The German and French governments demanded that Italy send the refugees back immediately, and the Italian government is now complying. For the past few days, two planes with immigrants on board have left the island of Lampedusa daily, bound for Tunisia. This has led to heart-rending scenes. On Tuesday some of the refugees tried to protest against their deportation by setting fire to a building of the detention centre in Lampedusa.

The website TMNews reported, “Before it was possible to force the refugees to board the aircraft, police had to negotiate for over two hours with the 30 people they sought to repatriate. The Tunisians were crying, screaming, protesting and threatening to hurt themselves. ‘We want freedom, we want to go to France, not Tunisia’, they cried again and again. Eventually everyone was brought on the plane by two police officers, but there were continuing protests”.

Meanwhile, more have drowned during the crossing to Lampedusa.
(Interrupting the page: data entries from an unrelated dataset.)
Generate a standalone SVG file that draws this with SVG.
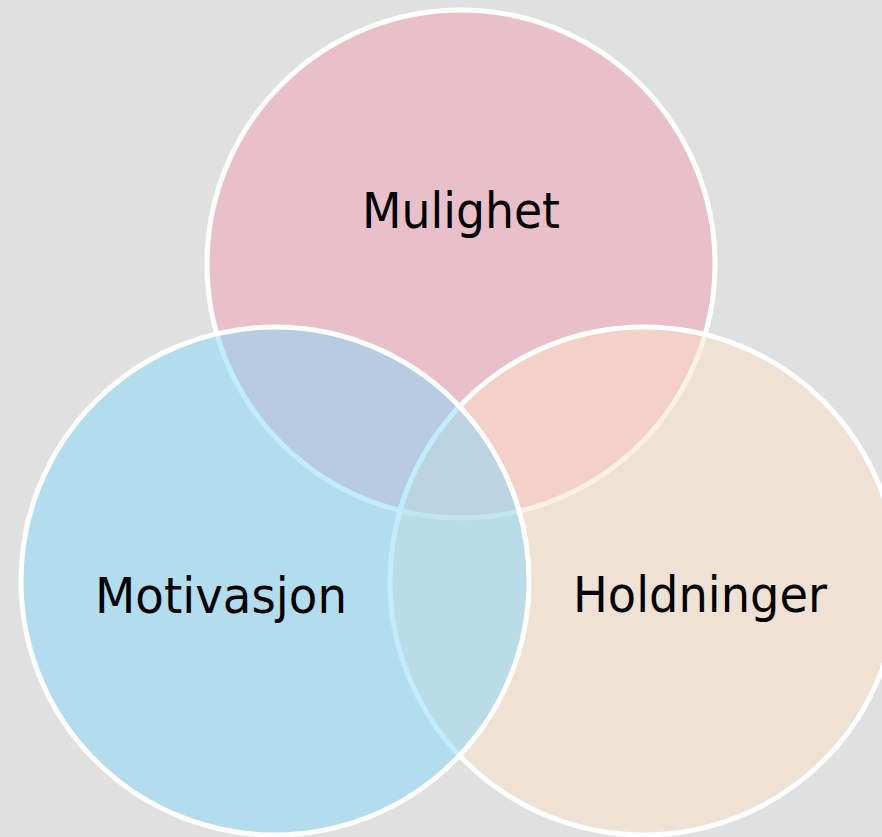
<svg xmlns="http://www.w3.org/2000/svg" width="882" height="837" viewBox="0 0 882 837">
<style>
.c{stroke:#ffffff;stroke-width:5;fill-opacity:0.5}
.t{font-family:"DejaVu Sans","Liberation Sans",sans-serif;font-size:49px;fill:#000;text-anchor:middle}
</style>
<rect width="882" height="837" fill="#e0e0e0"/>
<g id="mulighet">
<circle class="c" cx="461" cy="264" r="254" fill="#f2a0b2"/>
</g>
<g id="holdninger">
<circle class="c" cx="644" cy="581" r="254" fill="#fee2c8"/>
</g>
<g id="motivasjon">
<circle class="c" cx="275" cy="581" r="254" fill="#86d8fc"/>
</g>
<g id="labels">
<text class="t" x="461" y="228" textLength="198" lengthAdjust="spacingAndGlyphs">Mulighet</text>
<text class="t" x="221" y="613" textLength="252" lengthAdjust="spacingAndGlyphs">Motivasjon</text>
<text class="t" x="700" y="612" textLength="254" lengthAdjust="spacingAndGlyphs">Holdninger</text>
</g>
</svg>
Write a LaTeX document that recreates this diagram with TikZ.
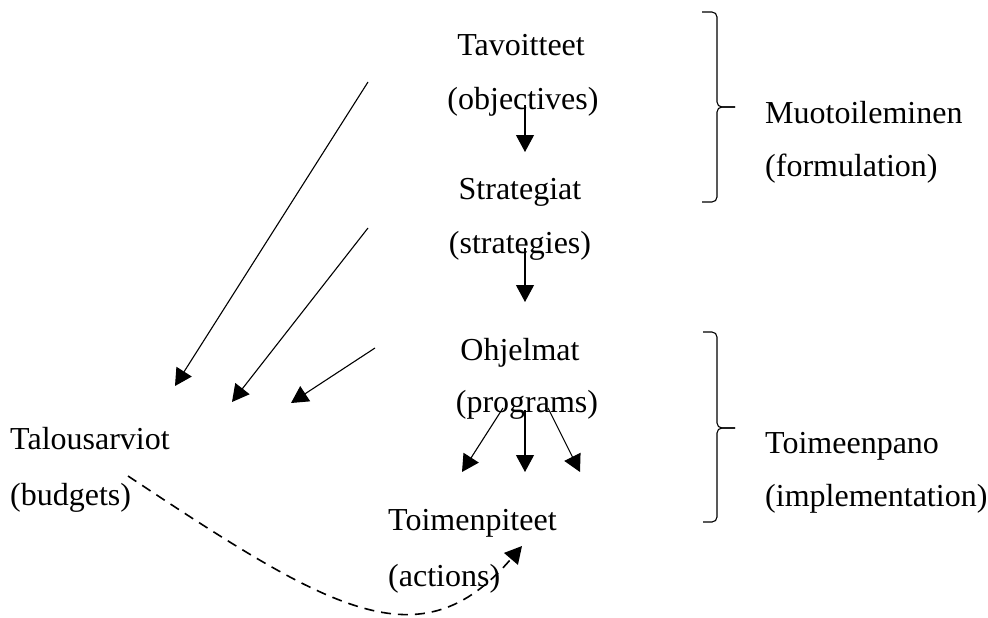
\documentclass[tikz,border=0pt]{standalone}
\usepackage{fontspec}
\setmainfont{Liberation Serif}
\usetikzlibrary{arrows.meta}
\begin{document}
\begin{tikzpicture}[x=1pt,y=-1pt,
  lbl/.style={inner sep=0pt,font=\fontsize{32}{38}\selectfont},
  lblc/.style={lbl,anchor=base},
  lbll/.style={lbl,anchor=base west},
  arr/.style={line width=1.1pt,-{Triangle[length=17pt,width=18pt]}},
  brace/.style={line width=1.1pt,rounded corners=5pt},
  dasharr/.style={line width=1.6pt,dash pattern=on 10pt off 7pt,-{Triangle[length=17pt,width=18pt]}}]
\useasboundingbox (0,0) rectangle (988,618);
% texts
\node[lblc] (tav) at (521,56) {Tavoitteet};
\node[lblc] (obj) at (523,109) {(objectives)};
\node[lblc] (str) at (520,199) {Strategiat};
\node[lblc] (stre) at (520,253) {(strategies)};
\node[lblc] (ohj) at (520,360) {Ohjelmat};
\node[lblc] (prog) at (527,412) {(programs)};
\node[lbll] (toi) at (388,530) {Toimenpiteet};
\node[lbll] (act) at (388,586) {(actions)};
\node[lbll] (tal) at (10,449) {Talousarviot};
\node[lbll] (bud) at (10,505) {(budgets)};
\node[lbll] (muo) at (765,123) {Muotoileminen};
\node[lbll] (form) at (765,176) {(formulation)};
\node[lbll] (toim) at (765,453) {Toimeenpano};
\node[lbll] (impl) at (765,506) {(implementation)};
% coordinates
\coordinate (a1s) at (525,105); \coordinate (a1e) at (525,152);
\coordinate (a2s) at (525,248); \coordinate (a2e) at (525,302);
\coordinate (a3s) at (525,410); \coordinate (a3e) at (525,472);
\coordinate (a4s) at (503,408); \coordinate (a4e) at (462,472);
\coordinate (a5s) at (548,408); \coordinate (a5e) at (580,472);
\coordinate (d1s) at (368,82);  \coordinate (d1e) at (175,386);
\coordinate (d2s) at (368,228); \coordinate (d2e) at (232,402);
\coordinate (d3s) at (375,348); \coordinate (d3e) at (291,403);
\coordinate (bs) at (128,476); \coordinate (be) at (522,546);
% arrows
\draw[arr] (a1s) -- (a1e);
\draw[arr] (a2s) -- (a2e);
\draw[arr] (a3s) -- (a3e);
\draw[arr] (a4s) -- (a4e);
\draw[arr] (a5s) -- (a5e);
\draw[arr] (d1s) -- (d1e);
\draw[arr] (d2s) -- (d2e);
\draw[arr] (d3s) -- (d3e);
\draw[dasharr] (bs) .. controls (330,610) and (420,665) .. (be);
% braces
\draw[brace] (702,12) -- (717,12) -- (717,107) -- (735,107);
\draw[brace] (735,107) -- (717,107) -- (717,202) -- (702,202);
\draw[brace] (703,332) -- (717,332) -- (717,428) -- (735,428);
\draw[brace] (735,428) -- (717,428) -- (717,522) -- (703,522);
\end{tikzpicture}
\end{document}
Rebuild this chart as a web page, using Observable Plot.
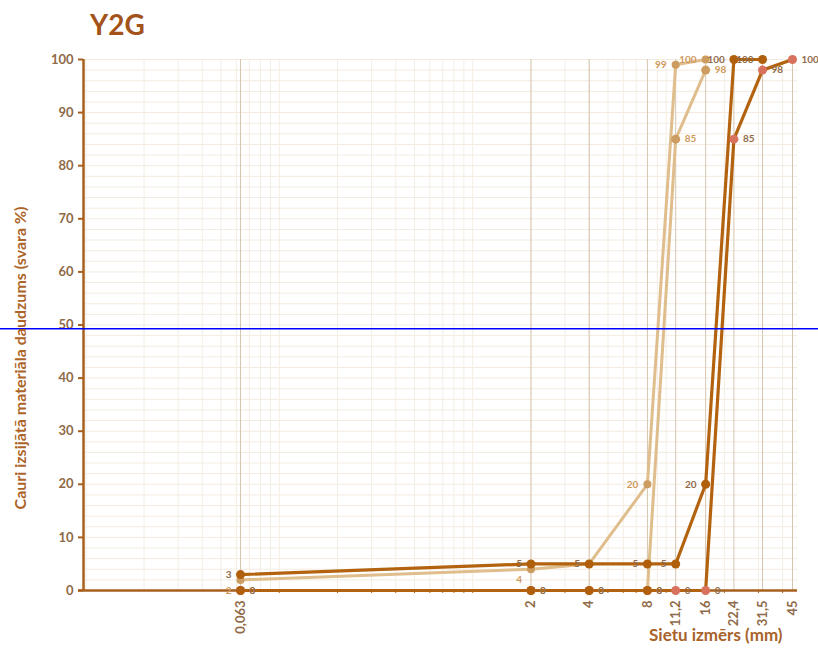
<!DOCTYPE html>
<html><head><meta charset="utf-8">
<script src="https://cdn.jsdelivr.net/npm/d3@7"></script>
<script src="https://cdn.jsdelivr.net/npm/@observablehq/plot@0.6"></script>
<style>
body{margin:0;background:#fff;font-family:Lato,"Open Sans",sans-serif;}
#title{height:44px;position:relative}
#title span{position:absolute;left:90px;top:10px;font-size:28px;line-height:1;font-weight:bold;color:#a3521a;}
</style></head><body>
<div id="title"><span>Y2G</span></div>
<div id="chart"></div>
<script>
// sieve sizes (mm) and their labels
const sieves = [0.063, 2, 4, 8, 11.2, 16, 22.4, 31.5, 45];
const sieveLabels = ["0,063", "2", "4", "8", "11,2", "16", "22,4", "31,5", "45"];
// passing percentages per curve (null = no point)
const fineUpper   = [2, 4, 5, 20, 99, 100, null, null, null];
const fineLower   = [0, 0, 0, 0, 85, 98, null, null, null];
const coarseUpper = [3, 5, 5, 5, 5, 20, 100, 100, null];
const coarseLower = [0, 0, 0, 0, 0, 0, 85, 98, 100];
const yTicks = [0, 10, 20, 30, 40, 50, 60, 70, 80, 90, 100];
const yMinor = [0,2,4,6,8,10,12,14,16,18,20,22,24,26,28,30,32,34,36,38,40,42,44,46,48,50,52,54,56,58,60,62,64,66,68,70,72,74,76,78,80,82,84,86,88,90,92,94,96,98,100];
const xMinor = [0.01,0.02,0.03,0.04,0.05,0.06,0.07,0.08,0.09,0.1,0.2,0.3,0.4,0.5,0.6,0.7,0.8,0.9,1,2,3,4,5,6,7,8,9,10,20,30,40];
const markerLine = [49.3];
const xTitle = "Sietu izmērs (mm)";
const yTitle = "Cauri izsijātā materiāla daudzums (svara %)";

const labelMap = new Map(sieves.map((s, i) => [s, sieveLabels[i]]));
function toRows(values) {
  return sieves.map((s, i) => ({x: s, y: values[i]})).filter(d => d.y != null);
}
const s1 = toRows(fineUpper), s2 = toRows(fineLower), s3 = toRows(coarseUpper), s4 = toRows(coarseLower);

const brown = "#a8601e";
const lightLine = "#dfbd8c", darkLine = "#b3630f";
const lightDot = "#cc9c60", darkDot = "#b0600c", pinkDot = "#d8725e";
const lightText = "#d09a5c", darkText = "#8f6a48";

const chart = Plot.plot({
  width: 818, height: 605,
  marginLeft: 83, marginRight: 21, marginTop: 15, marginBottom: 59,
  style: {fontFamily: "Lato, 'Open Sans', sans-serif", fontWeight: "bold", background: "white"},
  x: {type: "log", domain: [0.00972, 47.76]},
  y: {domain: [0, 100]},
  marks: [
    Plot.ruleY(yMinor, {stroke: "#f3ebe0", strokeWidth: 1}),
    Plot.ruleX(xMinor, {stroke: "#f4ede3", strokeWidth: 1}),
    Plot.ruleX(sieves, {stroke: "#d6c6b0", strokeWidth: 1}),
    Plot.axisY(yTicks, {tickSize: 5, tickPadding: 5, stroke: brown, fill: darkText, fontSize: 13, fontWeight: "bold", label: null, strokeWidth: 2}),
    Plot.axisX(xMinor.filter(d => d >= 0.1), {tickSize: 3, tickFormat: () => "", stroke: brown, label: null}),
    Plot.text(sieves, {x: d => d, frameAnchor: "bottom", rotate: -90, textAnchor: "end", lineAnchor: "middle", dy: 10, text: d => labelMap.get(d), fill: darkText, fontSize: 13, fontWeight: "bold"}),
    Plot.line(s1, {x: "x", y: "y", stroke: lightLine, strokeWidth: 3}),
    Plot.line(s2, {x: "x", y: "y", stroke: lightLine, strokeWidth: 3}),
    Plot.ruleY([0], {stroke: brown, strokeWidth: 2.5, insetLeft: -5}),
    Plot.ruleX([0.00972], {stroke: brown, strokeWidth: 2.5}),
    Plot.line(s4, {x: "x", y: "y", stroke: darkLine, strokeWidth: 3.2}),
    Plot.line(s3, {x: "x", y: "y", stroke: darkLine, strokeWidth: 3.2}),
    Plot.dot(s1, {x: "x", y: "y", r: 4, fill: lightDot}),
    Plot.dot(s4, {x: "x", y: "y", r: 4.5, fill: pinkDot}),
    Plot.dot(s2, {x: "x", y: "y", r: 4.5, fill: d => d.y === 0 ? darkDot : lightDot}),
    Plot.dot(s3, {x: "x", y: "y", r: 4.5, fill: darkDot}),
    Plot.text(s1.filter(d => d.y < 5), {x: "x", y: "y", text: "y", textAnchor: "end", dx: -9, dy: 11, fill: lightText, fontSize: 10}),
    Plot.text(s1.filter(d => d.y >= 5), {x: "x", y: "y", text: "y", textAnchor: "end", dx: -9, fill: lightText, fontSize: 10}),
    Plot.text(s2, {x: "x", y: "y", text: "y", textAnchor: "start", dx: 9, fill: lightText, fontSize: 10}),
    Plot.text(s3, {x: "x", y: "y", text: "y", textAnchor: "end", dx: -9, fill: darkText, fontSize: 10}),
    Plot.text(s4, {x: "x", y: "y", text: "y", textAnchor: "start", dx: 9, fill: darkText, fontSize: 10}),
    Plot.ruleY(markerLine, {stroke: "#0000ff", strokeWidth: 1.5, insetLeft: -83, insetRight: -21}),
    Plot.text([yTitle], {frameAnchor: "left", textAnchor: "middle", rotate: -90, dx: -63, dy: 33, fill: "#ad6428", fontSize: 16, fontWeight: "bold"}),
    Plot.text([xTitle], {frameAnchor: "bottom-right", textAnchor: "end", dx: -15, dy: 50, fill: "#a8622a", fontSize: 17, fontWeight: "bold"})
  ]
});
document.getElementById("chart").appendChild(chart);
</script>
</body></html>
On 11 April, a boat capsized a few meters from the coast. The boat contained 192 people from the Sahara who had set off from a camp in northern Libya. Two women could not be saved. On 6 April, a ship containing 250 people capsized, and a total of 800 migrants who risked the crossing in the past four weeks are still missing.

 

The fate of the refugees unmasks the “humanitarian” claims of concern by European powers. They use the argument as a facade to pursue their energy and geo-strategic interests. They are profoundly unsettled by the wave of mass uprisings in North Africa, especially in Tunisia and Egypt, and are now seeking to restore direct control over a former colony, Libya.
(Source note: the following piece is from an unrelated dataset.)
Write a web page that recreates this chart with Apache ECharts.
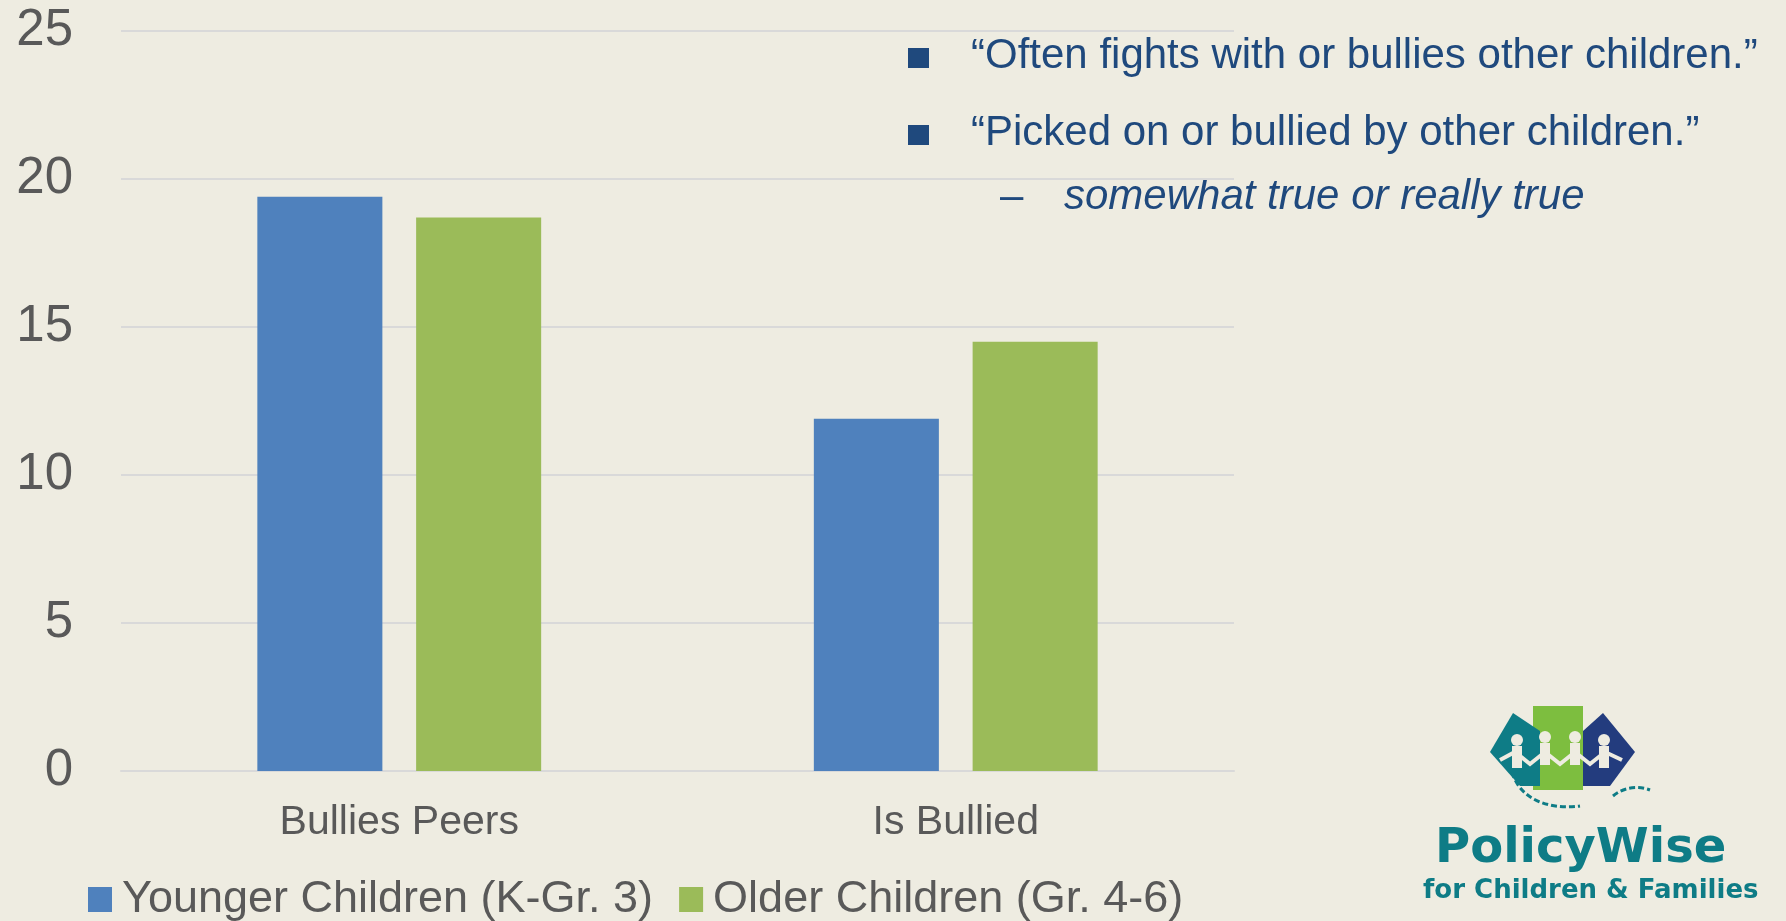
<!DOCTYPE html>
<html>
<head>
<meta charset="utf-8">
<script src="https://cdn.jsdelivr.net/npm/echarts@6/dist/echarts.min.js"></script>
<style>
  html, body { margin: 0; padding: 0; background: #EEECE1; }
  #chart { width: 1786px; height: 921px; }
</style>
</head>
<body>
<div id="chart"></div>
<script>
var categories = ['Bullies Peers', 'Is Bullied'];
var seriesNames = ['Younger Children (K-Gr. 3)', 'Older Children (Gr. 4-6)'];
var younger = [19.4, 11.9];
var older = [18.7, 14.5];
var yMin = 0, yMax = 25, yStep = 5;

var notes = [
  '\u201COften fights with or bullies other children.\u201D',
  '\u201CPicked on or bullied by other children.\u201D'
];
var subNote = 'somewhat true or really true';

var chartDom = document.getElementById('chart');
var myChart = echarts.init(chartDom);

var txtFont = '"Liberation Sans", Arial, sans-serif';
var navy = '#1F497D';
var teal = '#0E7C86';

var option = {
  backgroundColor: '#EEECE1',
  animation: false,
  grid: { left: 121, right: 552, top: 31, bottom: 150 },
  legend: {
    left: 83,
    top: 872,
    itemWidth: 24,
    itemHeight: 25,
    itemGap: 26,
    icon: 'rect',
    textStyle: { fontFamily: txtFont, fontSize: 45, color: '#595959', padding: [0, 0, 0, 5] },
    data: seriesNames
  },
  xAxis: {
    type: 'category',
    data: categories,
    axisLine: { lineStyle: { color: '#D9D9D9', width: 2 } },
    axisTick: { show: false },
    axisLabel: { fontFamily: txtFont, fontSize: 41, color: '#595959', margin: 31 }
  },
  yAxis: {
    type: 'value',
    min: yMin,
    max: yMax,
    interval: yStep,
    axisLine: { show: false },
    axisTick: { show: false },
    splitLine: { lineStyle: { color: '#D9D9D9', width: 2 } },
    axisLabel: { fontFamily: txtFont, fontSize: 51, color: '#595959', margin: 48 }
  },
  series: [
    {
      name: seriesNames[0],
      type: 'bar',
      data: younger,
      color: '#4F81BD',
      barGap: '27%',
      barCategoryGap: '49%'
    },
    {
      name: seriesNames[1],
      type: 'bar',
      data: older,
      color: '#9BBB59'
    }
  ],
  graphic: [
    // bullet notes
    { type: 'rect', shape: { x: 908, y: 48, width: 21, height: 20 }, style: { fill: navy } },
    { type: 'rect', shape: { x: 908, y: 125, width: 21, height: 20 }, style: { fill: navy } },
    { type: 'text', x: 971, y: 56, style: { text: notes[0], font: '42px ' + txtFont, fill: navy, verticalAlign: 'middle' } },
    { type: 'text', x: 971, y: 133, style: { text: notes[1], font: '42px ' + txtFont, fill: navy, verticalAlign: 'middle' } },
    { type: 'text', x: 1000, y: 197, style: { text: '\u2013', font: '42px ' + txtFont, fill: navy, verticalAlign: 'middle' } },
    { type: 'text', x: 1064, y: 197, style: { text: subNote, font: 'italic 42px ' + txtFont, fill: navy, verticalAlign: 'middle' } },

    // logo mark
    { type: 'rect', shape: { x: 1533, y: 706, width: 50, height: 84 }, style: { fill: '#7DBE3F' } },
    { type: 'polygon', shape: { points: [[1513, 713], [1540, 731], [1540, 786], [1520, 786], [1490, 752]] }, style: { fill: teal } },
    { type: 'polygon', shape: { points: [[1603, 713], [1583, 731], [1583, 786], [1610, 786], [1635, 752]] }, style: { fill: '#233C7E' } },
    { type: 'polyline', shape: { points: [[1500, 760], [1515, 752], [1530, 764], [1545, 752], [1560, 764], [1575, 752], [1590, 764], [1605, 752], [1622, 760]] }, style: { stroke: '#EEECE1', lineWidth: 4, fill: null } },
    { type: 'circle', shape: { cx: 1517, cy: 740, r: 6 }, style: { fill: '#EEECE1' } },
    { type: 'circle', shape: { cx: 1545, cy: 737, r: 6 }, style: { fill: '#EEECE1' } },
    { type: 'circle', shape: { cx: 1575, cy: 737, r: 6 }, style: { fill: '#EEECE1' } },
    { type: 'circle', shape: { cx: 1604, cy: 740, r: 6 }, style: { fill: '#EEECE1' } },
    { type: 'rect', shape: { x: 1512, y: 746, width: 10, height: 22 }, style: { fill: '#EEECE1' } },
    { type: 'rect', shape: { x: 1540, y: 743, width: 10, height: 22 }, style: { fill: '#EEECE1' } },
    { type: 'rect', shape: { x: 1570, y: 743, width: 10, height: 22 }, style: { fill: '#EEECE1' } },
    { type: 'rect', shape: { x: 1599, y: 746, width: 10, height: 22 }, style: { fill: '#EEECE1' } },
    { type: 'bezierCurve', shape: { x1: 1512, y1: 772, cpx1: 1520, cpy1: 800, cpx2: 1550, cpy2: 810, x2: 1580, y2: 806 }, style: { stroke: teal, lineWidth: 3, fill: null, lineDash: [6, 3] } },
    { type: 'bezierCurve', shape: { x1: 1613, y1: 796, cpx1: 1625, cpy1: 786, cpx2: 1640, cpy2: 786, x2: 1650, y2: 790 }, style: { stroke: teal, lineWidth: 3, fill: null, lineDash: [6, 3] } },

    // logo text
    { type: 'text', x: 1435, y: 850, style: { text: 'PolicyWise', font: 'bold 48px "DejaVu Sans", sans-serif', fill: teal, verticalAlign: 'middle' } },
    { type: 'text', x: 1423, y: 891, style: { text: 'for Children & Families', font: 'bold 26px "DejaVu Sans", sans-serif', fill: teal, verticalAlign: 'middle' } }
  ]
};

option && myChart.setOption(option);
</script>
</body>
</html>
In 1911, exactly 100 years ago, Italy invaded North Africa and occupied Libya. Under Mussolini, the Italian colonial authorities employed air strikes and poison gas and incarcerated a large proportion of the population in concentration camps located in the desert. Italian colonial rule is responsible for the deaths of half a million people in North Africa and over one hundred thousand people alone in Libya. Only the defeat of the Italian fascist regime in 1943 ended the slaughter.